Romney has also promised to visit all 29 counties in the state, in what appears to be an offering of his willingness to put in the work to earn Utah's seat in the Senate.
"Utah has a lot to teach the politicians in Washington," Romney says in his announcement. He proudly notes that Utah "welcomes legal immigrants" in contrast to the message Washington sends, which is one of "exclusion."
It's clearly a swipe at members of the GOP who take a hardline stance on immigration. And it's indicative of the intra-party conflicts few Republicans have been able to avoid during President Trump's rise to power. That includes, of course, Romney himself.
Example A: The head of the Utah Republican Party would prefer that Romney not run for the Senate.
In an interview with the Salt Lake Tribune, Rob Anderson said Romney's entrance would keep out candidates who "would be a better fit for Utah because, let’s face it, Mitt Romney doesn’t live here, his kids weren’t born here, he doesn’t shop here." (Romney has a home in Utah that he has listed as his permanent address since 2013.)
Anderson's squabble appears to be a local one, as the state's GOP chairman cites "good, conservative people" who now won't even attempt to run against Romney's name power. (A poll conducted in January by the Salt Lake Tribune showed Romney not only earning overwhelming support from Republicans and Independents in a hypothetical Senate race, but also getting the nod from one out of five Democrats.)
Romney had been expected to announce his candidacy Thursday, but postponed doing so "out of respect for the victims and their families" of Wednesday's deadly school shooting in Parkland, Florida.
With his government experience restricted to Massachusetts, many Utah voters indicate their support for him stems from Romney's successful leadership at the 2002 Salt Lake City Winter Olympics. He was chosen in 1999 to clean up the mess created by his predecessors, who had left the games steeped in a bribery scandal, facing budget problems, and woefully unprepared.
Fraser Bullock, the chief operating officer and chief financial officer for the Winter Games in Salt Lake City, told CNN that Utah had become "associated with bribery, which was completely against anything Utah stands for — it stands for ethics and doing the right things." He said that Romney became the "inspirational leader" that both the games and Utah needed to turn that image around.
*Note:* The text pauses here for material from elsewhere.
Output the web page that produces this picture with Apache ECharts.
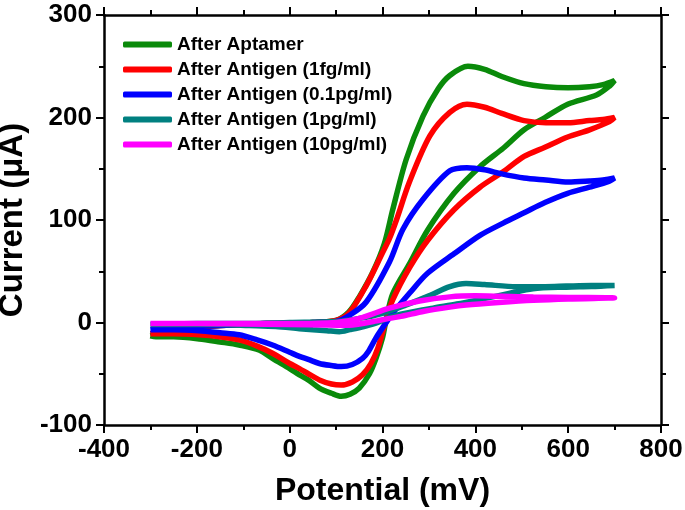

Beehive State voters rewarded him during the 2012 presidential election, giving Romney 72.8 percent of the vote over President Obama.
One person who is likely not thrilled by the thought of Romney in the U.S. Senate is President Trump. During his presidential campaign, Romney was a fairly regular and very outspoken critic of Trump. He even gave an entire speech in 2016 devoted exclusively to calling out the then-candidate's various flaws and beseeching Republicans to abandon him.
Romney said dishonesty was "Donald Trump's hallmark." He later encouraged listeners to think about Trump's personal qualities and behavior, which he listed as: "the bullying, the greed, the showing off, the misogyny, the absurd third grade theatrics."
But given Romney's popularity in Utah, even the president won't be able to do much to stop the former governor from winning Utah's Senate contest and soon joining Trump in Washington, D.C.